[Extracted records]
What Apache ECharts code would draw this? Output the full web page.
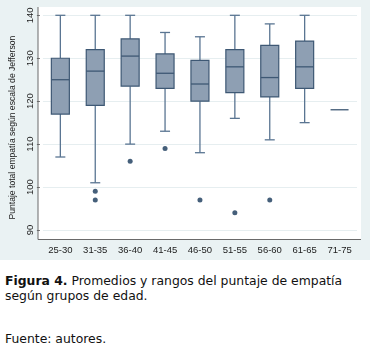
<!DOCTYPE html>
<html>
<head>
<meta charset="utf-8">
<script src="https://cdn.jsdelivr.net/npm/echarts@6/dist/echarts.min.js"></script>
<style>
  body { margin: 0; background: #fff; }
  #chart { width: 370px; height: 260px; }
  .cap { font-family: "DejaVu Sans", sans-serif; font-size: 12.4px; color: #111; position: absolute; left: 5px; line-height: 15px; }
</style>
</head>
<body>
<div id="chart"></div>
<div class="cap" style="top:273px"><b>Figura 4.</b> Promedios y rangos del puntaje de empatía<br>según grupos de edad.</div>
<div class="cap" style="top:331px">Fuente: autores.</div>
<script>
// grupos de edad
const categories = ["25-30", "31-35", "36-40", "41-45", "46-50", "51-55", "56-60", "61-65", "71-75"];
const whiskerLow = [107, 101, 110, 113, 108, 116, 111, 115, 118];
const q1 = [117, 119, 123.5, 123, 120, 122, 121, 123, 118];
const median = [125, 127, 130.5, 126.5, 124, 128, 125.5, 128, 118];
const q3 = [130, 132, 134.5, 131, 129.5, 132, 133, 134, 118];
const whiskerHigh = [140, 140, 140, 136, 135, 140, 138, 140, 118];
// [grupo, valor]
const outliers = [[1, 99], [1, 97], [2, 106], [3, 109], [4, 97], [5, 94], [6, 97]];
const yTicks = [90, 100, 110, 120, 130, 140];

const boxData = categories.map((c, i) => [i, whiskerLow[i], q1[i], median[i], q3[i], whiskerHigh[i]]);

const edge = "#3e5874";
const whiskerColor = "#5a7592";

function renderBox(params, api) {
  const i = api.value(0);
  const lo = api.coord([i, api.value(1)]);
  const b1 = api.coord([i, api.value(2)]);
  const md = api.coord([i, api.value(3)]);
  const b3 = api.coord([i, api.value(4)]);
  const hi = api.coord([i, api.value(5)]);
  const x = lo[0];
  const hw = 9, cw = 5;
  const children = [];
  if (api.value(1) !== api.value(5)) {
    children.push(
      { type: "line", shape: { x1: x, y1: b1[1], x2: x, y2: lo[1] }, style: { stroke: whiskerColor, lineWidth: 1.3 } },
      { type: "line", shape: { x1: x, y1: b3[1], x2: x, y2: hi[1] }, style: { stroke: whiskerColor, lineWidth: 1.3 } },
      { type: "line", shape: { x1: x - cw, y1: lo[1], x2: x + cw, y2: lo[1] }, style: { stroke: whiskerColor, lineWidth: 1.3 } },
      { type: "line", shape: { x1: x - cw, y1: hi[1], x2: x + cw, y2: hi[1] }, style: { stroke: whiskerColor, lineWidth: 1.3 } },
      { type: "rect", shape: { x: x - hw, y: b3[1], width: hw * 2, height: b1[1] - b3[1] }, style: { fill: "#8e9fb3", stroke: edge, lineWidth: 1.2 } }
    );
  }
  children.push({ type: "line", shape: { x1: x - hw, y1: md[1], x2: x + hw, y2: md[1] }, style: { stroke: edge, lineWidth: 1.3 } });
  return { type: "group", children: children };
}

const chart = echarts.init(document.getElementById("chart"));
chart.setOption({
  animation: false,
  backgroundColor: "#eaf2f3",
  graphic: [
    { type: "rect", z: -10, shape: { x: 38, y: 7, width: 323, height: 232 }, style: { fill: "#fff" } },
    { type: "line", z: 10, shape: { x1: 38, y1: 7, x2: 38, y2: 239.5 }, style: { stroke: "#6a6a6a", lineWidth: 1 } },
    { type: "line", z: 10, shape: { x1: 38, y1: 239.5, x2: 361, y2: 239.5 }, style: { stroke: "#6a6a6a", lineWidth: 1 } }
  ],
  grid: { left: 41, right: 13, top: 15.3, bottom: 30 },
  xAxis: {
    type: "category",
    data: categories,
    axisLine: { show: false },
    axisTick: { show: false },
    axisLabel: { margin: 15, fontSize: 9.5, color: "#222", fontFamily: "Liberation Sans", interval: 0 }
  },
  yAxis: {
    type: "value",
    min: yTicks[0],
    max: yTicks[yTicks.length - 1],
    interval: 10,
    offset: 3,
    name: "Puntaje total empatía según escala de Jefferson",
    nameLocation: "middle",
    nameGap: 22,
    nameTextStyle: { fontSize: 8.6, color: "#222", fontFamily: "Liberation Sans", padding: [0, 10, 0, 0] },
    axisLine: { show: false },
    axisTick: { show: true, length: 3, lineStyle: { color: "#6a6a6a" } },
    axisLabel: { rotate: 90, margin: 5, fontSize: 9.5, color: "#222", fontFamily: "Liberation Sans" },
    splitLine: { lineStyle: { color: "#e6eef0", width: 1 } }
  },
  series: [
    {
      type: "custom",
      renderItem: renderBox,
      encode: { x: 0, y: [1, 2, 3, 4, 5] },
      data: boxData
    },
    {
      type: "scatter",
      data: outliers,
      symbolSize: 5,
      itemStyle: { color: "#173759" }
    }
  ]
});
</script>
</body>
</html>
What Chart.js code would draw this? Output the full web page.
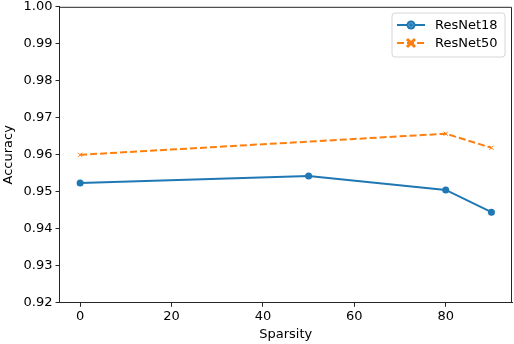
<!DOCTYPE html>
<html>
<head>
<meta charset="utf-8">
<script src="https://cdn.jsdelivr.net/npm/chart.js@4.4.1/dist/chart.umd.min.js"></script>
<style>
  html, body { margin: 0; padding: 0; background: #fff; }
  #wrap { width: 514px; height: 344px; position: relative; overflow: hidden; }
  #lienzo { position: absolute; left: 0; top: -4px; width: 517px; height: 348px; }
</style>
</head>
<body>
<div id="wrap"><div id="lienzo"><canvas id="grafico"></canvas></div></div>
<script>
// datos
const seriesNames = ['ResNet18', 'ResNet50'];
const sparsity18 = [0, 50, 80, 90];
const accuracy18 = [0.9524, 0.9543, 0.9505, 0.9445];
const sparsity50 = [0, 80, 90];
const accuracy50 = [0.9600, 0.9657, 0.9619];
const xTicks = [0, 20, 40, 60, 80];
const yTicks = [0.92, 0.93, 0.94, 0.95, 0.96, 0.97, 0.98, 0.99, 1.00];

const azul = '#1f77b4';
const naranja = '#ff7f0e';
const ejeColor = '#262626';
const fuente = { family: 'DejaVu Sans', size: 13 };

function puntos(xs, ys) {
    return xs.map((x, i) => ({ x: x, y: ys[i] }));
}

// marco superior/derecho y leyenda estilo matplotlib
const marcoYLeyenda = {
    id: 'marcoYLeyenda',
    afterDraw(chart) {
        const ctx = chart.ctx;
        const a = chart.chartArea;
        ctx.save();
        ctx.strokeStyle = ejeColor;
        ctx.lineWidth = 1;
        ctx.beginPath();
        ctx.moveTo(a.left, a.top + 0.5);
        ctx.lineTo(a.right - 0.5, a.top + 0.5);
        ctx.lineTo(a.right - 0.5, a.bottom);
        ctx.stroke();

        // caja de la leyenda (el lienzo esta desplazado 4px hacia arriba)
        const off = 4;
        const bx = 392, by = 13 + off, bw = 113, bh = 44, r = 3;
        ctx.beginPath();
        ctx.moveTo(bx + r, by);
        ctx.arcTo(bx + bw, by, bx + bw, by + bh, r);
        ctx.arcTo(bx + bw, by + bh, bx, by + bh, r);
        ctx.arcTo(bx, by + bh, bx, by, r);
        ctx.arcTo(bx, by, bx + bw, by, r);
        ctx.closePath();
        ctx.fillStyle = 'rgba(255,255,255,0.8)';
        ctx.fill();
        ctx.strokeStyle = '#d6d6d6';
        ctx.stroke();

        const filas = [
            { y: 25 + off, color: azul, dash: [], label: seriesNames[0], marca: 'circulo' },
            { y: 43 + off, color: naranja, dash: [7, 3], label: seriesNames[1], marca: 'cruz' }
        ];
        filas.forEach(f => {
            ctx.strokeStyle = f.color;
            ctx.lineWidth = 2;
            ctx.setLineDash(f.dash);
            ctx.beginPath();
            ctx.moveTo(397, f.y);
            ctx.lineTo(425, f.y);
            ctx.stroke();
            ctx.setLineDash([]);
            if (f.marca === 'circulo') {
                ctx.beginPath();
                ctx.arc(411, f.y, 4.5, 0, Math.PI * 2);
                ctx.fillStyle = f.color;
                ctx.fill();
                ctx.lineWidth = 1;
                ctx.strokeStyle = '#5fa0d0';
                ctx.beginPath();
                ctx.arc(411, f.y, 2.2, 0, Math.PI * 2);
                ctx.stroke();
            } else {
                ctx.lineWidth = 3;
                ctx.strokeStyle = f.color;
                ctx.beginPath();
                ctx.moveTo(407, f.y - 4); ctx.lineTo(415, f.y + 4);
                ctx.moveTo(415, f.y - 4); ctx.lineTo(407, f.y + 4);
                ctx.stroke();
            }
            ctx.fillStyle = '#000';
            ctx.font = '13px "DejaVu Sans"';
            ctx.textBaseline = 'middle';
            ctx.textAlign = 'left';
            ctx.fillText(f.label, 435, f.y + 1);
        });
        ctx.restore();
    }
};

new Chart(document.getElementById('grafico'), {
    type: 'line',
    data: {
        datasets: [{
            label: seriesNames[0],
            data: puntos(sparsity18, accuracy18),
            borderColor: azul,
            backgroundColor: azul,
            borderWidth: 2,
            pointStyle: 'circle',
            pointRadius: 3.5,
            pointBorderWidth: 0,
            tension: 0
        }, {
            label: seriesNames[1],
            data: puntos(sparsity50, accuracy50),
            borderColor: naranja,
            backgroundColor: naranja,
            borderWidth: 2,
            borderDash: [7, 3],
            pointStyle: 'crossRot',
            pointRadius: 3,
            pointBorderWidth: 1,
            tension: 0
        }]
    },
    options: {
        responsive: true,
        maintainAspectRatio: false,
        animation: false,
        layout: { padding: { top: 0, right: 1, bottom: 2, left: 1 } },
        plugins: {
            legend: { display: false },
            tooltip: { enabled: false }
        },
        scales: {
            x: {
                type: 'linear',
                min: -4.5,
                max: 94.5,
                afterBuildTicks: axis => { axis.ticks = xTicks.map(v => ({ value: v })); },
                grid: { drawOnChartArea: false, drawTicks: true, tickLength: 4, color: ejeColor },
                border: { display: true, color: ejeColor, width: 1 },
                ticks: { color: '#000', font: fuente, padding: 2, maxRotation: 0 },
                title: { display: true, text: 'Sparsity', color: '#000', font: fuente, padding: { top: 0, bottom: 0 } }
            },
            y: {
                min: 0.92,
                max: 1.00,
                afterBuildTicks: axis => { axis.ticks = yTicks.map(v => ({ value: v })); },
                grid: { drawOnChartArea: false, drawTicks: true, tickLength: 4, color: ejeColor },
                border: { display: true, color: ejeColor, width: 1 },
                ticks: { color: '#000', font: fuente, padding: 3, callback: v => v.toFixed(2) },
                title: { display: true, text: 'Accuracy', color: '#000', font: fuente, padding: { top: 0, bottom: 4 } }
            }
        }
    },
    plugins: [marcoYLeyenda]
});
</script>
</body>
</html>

> _SHORT TASK_
Identify the lines above that contain the word "full", then copy them.

> _SOLUTION FOR THIS EXERCISE_
What Apache ECharts code would draw this? Output the full web page.
What Chart.js code would draw this? Output the full web page.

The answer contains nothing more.